Will this blind work better on its own or as part of a layered design?
This is especially relevant in living spaces and bedrooms. If you are still working out what suits each room, Sweet Home Blinds also has a helpful blog guide on choosing the right style for every room, which is a useful starting point before you narrow down operation type.
When Alpha might not be necessary
It is worth being honest here. Not every homeowner needs Alpha.
If your windows are small, easy to reach, and only adjusted occasionally, a well-made manual blind may be all you need. The same goes for rooms where the main goal is simply to soften the look of the space without introducing extra functionality.

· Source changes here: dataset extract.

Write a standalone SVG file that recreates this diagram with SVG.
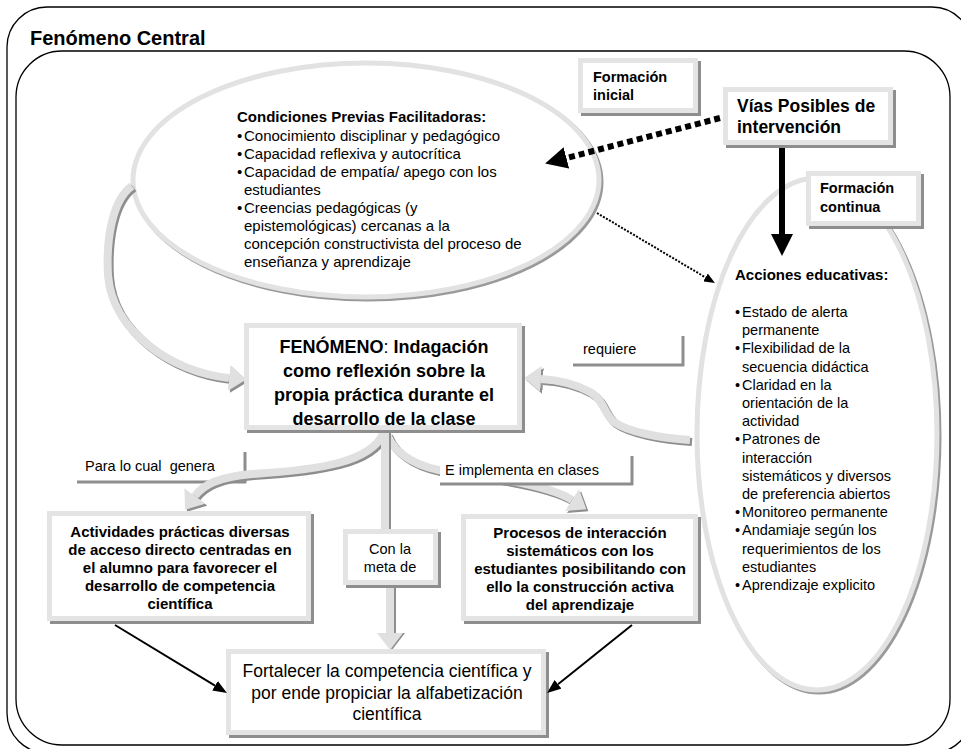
<svg xmlns="http://www.w3.org/2000/svg" width="961" height="749" viewBox="0 0 961 749">
<style>
.t{font-family:"Liberation Sans",Arial,Helvetica,sans-serif;fill:#000}
.b{font-weight:bold}
.frame{fill:none;stroke:#000;stroke-width:1.3}
.bx{fill:#fff;stroke:#e4e4e4;stroke-width:5}
.sh{fill:#8e8e8e}
.el{fill:#fff;stroke:#e2e2e2;stroke-width:5}
.elsh{fill:none;stroke:#9a9a9a;stroke-width:5}
.ga{fill:none;stroke:#e0e0e0;stroke-width:8;marker-end:url(#mgl)}
.gs{fill:none;stroke:#8e8e8e;stroke-width:8;marker-end:url(#mgd)}
.gan{fill:none;stroke:#e0e0e0;stroke-width:8}
.gsn{fill:none;stroke:#8e8e8e;stroke-width:8}
.ll{fill:none;stroke:#8e8e8e;stroke-width:3}
.lw{fill:#fff}
</style>
<defs>
<marker id="mgl" markerUnits="userSpaceOnUse" markerWidth="17" markerHeight="26" viewBox="0 0 17 26" refX="0" refY="13" orient="auto"><path d="M0,0L17,13L0,26z" fill="#e0e0e0"/></marker>
<marker id="mgd" markerUnits="userSpaceOnUse" markerWidth="17" markerHeight="26" viewBox="0 0 17 26" refX="0" refY="13" orient="auto"><path d="M0,0L17,13L0,26z" fill="#8e8e8e"/></marker>
<marker id="mb" markerUnits="userSpaceOnUse" markerWidth="22" markerHeight="22" viewBox="0 0 22 22" refX="0" refY="11" orient="auto"><path d="M0,0L22,11L0,22z" fill="#000"/></marker>
<marker id="mt" markerUnits="userSpaceOnUse" markerWidth="14" markerHeight="11" viewBox="0 0 14 11" refX="0" refY="5.5" orient="auto"><path d="M0,0L14,5.5L0,11z" fill="#000"/></marker>
<marker id="md" markerUnits="userSpaceOnUse" markerWidth="11" markerHeight="9" viewBox="0 0 11 9" refX="0" refY="4.5" orient="auto"><path d="M0,0L11,4.5L0,9z" fill="#000"/></marker>
<path id="pa" d="M132,186 C112,200 106,240 108,275 C112,330 170,372 229,378"/>
<path id="pb" d="M690,440 C660,438 628,432 614,422 C604,414 604,400 590,392 C575,384 560,380 541,379"/>
<path id="pc" d="M383,434 C370,462 320,470 252,474 C218,477 203,485 195,496"/>
<path id="pd" d="M385,432 L385,531"/>
<path id="pe" d="M390,586 L390,633"/>
<path id="pf" d="M387,434 C395,456 420,468 450,472 C500,478 550,486 572,500"/>
</defs>

<g id="frames">
<rect class="frame" x="7" y="7" width="965" height="746" rx="40"/>
<rect class="frame" x="16" y="51" width="934" height="694" rx="46"/>
<text class="t b" x="30" y="45" font-size="20">Fenómeno Central</text>
</g>

<g id="ellipse-condiciones">
<ellipse class="elsh" cx="368" cy="182" rx="233" ry="117"/>
<ellipse class="el" cx="366" cy="180" rx="233" ry="117"/>
</g>
<g id="ellipse-acciones">
<ellipse class="elsh" cx="819" cy="436" rx="120" ry="256"/>
<ellipse class="el" cx="817" cy="434" rx="120" ry="256"/>
</g>

<g id="label-para">
<rect class="lw" x="77" y="452" width="167" height="29"/>
<path class="ll" d="M77,482 H246 M245,452 V483"/>
</g>

<g id="connectors">
<use href="#pa" class="gs" transform="translate(2,2)"/>
<use href="#pa" class="ga"/>
<use href="#pb" class="gs" transform="translate(2,2)"/>
<use href="#pb" class="ga"/>
<use href="#pc" class="gs" transform="translate(2,2)"/>
<use href="#pc" class="ga"/>
<use href="#pf" class="gs" transform="translate(2,2)"/>
<use href="#pf" class="ga"/>
<use href="#pd" class="gsn" transform="translate(2,0)"/>
<use href="#pd" class="gan"/>
<use href="#pe" class="gs" transform="translate(2,0)"/>
<use href="#pe" class="ga"/>
</g>

<g id="box-formacion-inicial">
<rect class="sh" x="581" y="61" width="120" height="55"/>
<rect class="bx" x="580.5" y="60.5" width="115" height="50"/>
<text class="t b" font-size="14.5"><tspan x="593" y="82">Formación</tspan><tspan x="593" y="100">inicial</tspan></text>
</g>
<g id="box-vias">
<rect class="sh" x="726" y="90" width="170" height="58"/>
<rect class="bx" x="725.5" y="89.5" width="165" height="53"/>
<text class="t b" font-size="17.5"><tspan x="737" y="112">Vías Posibles de</tspan><tspan x="737" y="133">intervención</tspan></text>
</g>
<g id="box-formacion-continua">
<rect class="sh" x="809" y="174" width="115" height="55"/>
<rect class="bx" x="808.5" y="173.5" width="110" height="50"/>
<text class="t b" font-size="14.5"><tspan x="820" y="193">Formación</tspan><tspan x="820" y="212">continua</tspan></text>
</g>
<g id="box-fenomeno">
<rect class="sh" x="247" y="326" width="278" height="107"/>
<rect class="bx" x="246.5" y="325.5" width="273" height="102"/>
<text class="t b" font-size="18" text-anchor="middle"><tspan x="384" y="353">FENÓMENO<tspan font-weight="normal">:</tspan> Indagación</tspan><tspan x="384" y="377">como reflexión sobre la</tspan><tspan x="384" y="401">propia práctica durante el</tspan><tspan x="384" y="425">desarrollo de la clase</tspan></text>
</g>
<g id="box-meta">
<rect class="sh" x="346" y="532" width="95" height="56"/>
<rect class="bx" x="345.5" y="531.5" width="90" height="51"/>
<text class="t" font-size="14.5" text-anchor="middle"><tspan x="390" y="554">Con la</tspan><tspan x="390" y="572">meta de</tspan></text>
</g>
<g id="box-actividades">
<rect class="sh" x="50" y="514" width="264" height="110"/>
<rect class="bx" x="49.5" y="513.5" width="259" height="105"/>
<text class="t b" font-size="15" text-anchor="middle"><tspan x="180" y="537">Actividades prácticas diversas</tspan><tspan x="180" y="555">de acceso directo centradas en</tspan><tspan x="180" y="573">el alumno para favorecer el</tspan><tspan x="180" y="591">desarrollo de competencia</tspan><tspan x="180" y="609">científica</tspan></text>
</g>
<g id="box-procesos">
<rect class="sh" x="464" y="517" width="237" height="107"/>
<rect class="bx" x="463.5" y="516.5" width="232" height="102"/>
<text class="t b" font-size="15" text-anchor="middle"><tspan x="580" y="538">Procesos de interacción</tspan><tspan x="580" y="556">sistemáticos con los</tspan><tspan x="580" y="574">estudiantes posibilitando con</tspan><tspan x="580" y="592">ello la construcción activa</tspan><tspan x="580" y="610">del aprendizaje</tspan></text>
</g>
<g id="box-fortalecer">
<rect class="sh" x="229" y="652" width="320" height="86"/>
<rect class="bx" x="228.5" y="651.5" width="315" height="81"/>
<text class="t" font-size="17.5" text-anchor="middle"><tspan x="387" y="677">Fortalecer la competencia científica y</tspan><tspan x="387" y="699">por ende propiciar la alfabetización</tspan><tspan x="387" y="720">científica</tspan></text>
</g>

<g id="label-requiere">
<rect class="lw" x="573" y="336" width="110" height="28"/>
<path class="ll" d="M573,365 H684 M683,336 V366"/>
<text class="t" x="583" y="354" font-size="14.5">requiere</text>
</g>
<g id="label-implementa">
<rect class="lw" x="440" y="455" width="192" height="29"/>
<path class="ll" d="M440,484 H633 M632,456 V485"/>
<text class="t" x="445" y="475" font-size="14.5">E implementa en clases</text>
</g>
<text class="t" x="85" y="471" font-size="14.5">Para lo cual&#160; genera</text>

<g id="black-arrows">
<line x1="720" y1="118" x2="566.4" y2="158" stroke="#000" stroke-width="6" stroke-dasharray="6,4" marker-end="url(#mb)"/>
<line x1="782" y1="148" x2="782" y2="234" stroke="#000" stroke-width="6" marker-end="url(#mb)"/>
<line x1="597" y1="213" x2="705.5" y2="277.4" stroke="#000" stroke-width="2" stroke-dasharray="2,1.5" marker-end="url(#md)"/>
<line x1="115" y1="625" x2="215" y2="685.7" stroke="#000" stroke-width="2" marker-end="url(#mt)"/>
<line x1="632" y1="625" x2="558" y2="684.3" stroke="#000" stroke-width="2" marker-end="url(#mt)"/>
</g>

<g id="text-condiciones" class="t" font-size="15">
<text class="t b" x="237" y="122">Condiciones Previas Facilitadoras:</text>
<text class="t"><tspan x="237" y="141">•</tspan><tspan x="244">Conocimiento disciplinar y pedagógico</tspan></text>
<text class="t"><tspan x="237" y="159">•</tspan><tspan x="244">Capacidad reflexiva y autocrítica</tspan></text>
<text class="t"><tspan x="237" y="177">•</tspan><tspan x="244">Capacidad de empatía/ apego con los</tspan><tspan x="244" y="195">estudiantes</tspan></text>
<text class="t"><tspan x="237" y="213">•</tspan><tspan x="244">Creencias pedagógicas (y</tspan><tspan x="244" y="231">epistemológicas) cercanas a la</tspan><tspan x="244" y="249">concepción constructivista del proceso de</tspan><tspan x="244" y="267">enseñanza y aprendizaje</tspan></text>
</g>

<g id="text-acciones" class="t" font-size="14.5">
<text class="t b" x="735" y="280" font-size="15">Acciones educativas:</text>
<text class="t"><tspan x="735" y="317">•</tspan><tspan x="742">Estado de alerta</tspan><tspan x="742" y="335.2">permanente</tspan></text>
<text class="t"><tspan x="735" y="353.4">•</tspan><tspan x="742">Flexibilidad de la</tspan><tspan x="742" y="371.6">secuencia didáctica</tspan></text>
<text class="t"><tspan x="735" y="389.8">•</tspan><tspan x="742">Claridad en la</tspan><tspan x="742" y="408">orientación de la</tspan><tspan x="742" y="426.2">actividad</tspan></text>
<text class="t"><tspan x="735" y="444.4">•</tspan><tspan x="742">Patrones de</tspan><tspan x="742" y="462.6">interacción</tspan><tspan x="742" y="480.8">sistemáticos y diversos</tspan><tspan x="742" y="499">de preferencia abiertos</tspan></text>
<text class="t"><tspan x="735" y="517.2">•</tspan><tspan x="742">Monitoreo permanente</tspan></text>
<text class="t"><tspan x="735" y="535.4">•</tspan><tspan x="742">Andamiaje según los</tspan><tspan x="742" y="553.6">requerimientos de los</tspan><tspan x="742" y="571.8">estudiantes</tspan></text>
<text class="t"><tspan x="735" y="590">•</tspan><tspan x="742">Aprendizaje explicito</tspan></text>
</g>
</svg>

There is also no rule saying every blind in the home has to be motorised. In fact, mixed solutions often make the most sense. You might motorise the main living area and the master bedroom, then keep secondary spaces manual.
That kind of balance usually feels more thoughtful than trying to apply the same answer to every room.
The best result usually comes from matching the system to the room
This is probably the most useful thing to remember if you are comparing options.
Do not start with the motor. Start with the room.
Think about what is annoying right now. Too much glare in the afternoon? Poor privacy? A room that never quite feels finished? Windows that are hard to access? A blind you keep meaning to adjust but rarely do?
Once you know the actual problem, the right solution usually becomes more obvious.
Sometimes that solution is a manual blind. Sometimes it is a layered combination of blind and curtain. Sometimes it is a motorised Alpha setup that makes the room easier to use every morning and evening without any fuss.
That is why the best homeowners rarely choose based on product language alone. They choose based on how they want the room to feel and function once everything is installed.
And that is also why Alpha can be a smart choice. Not because it sounds advanced, but because in the right space, it quietly solves real problems.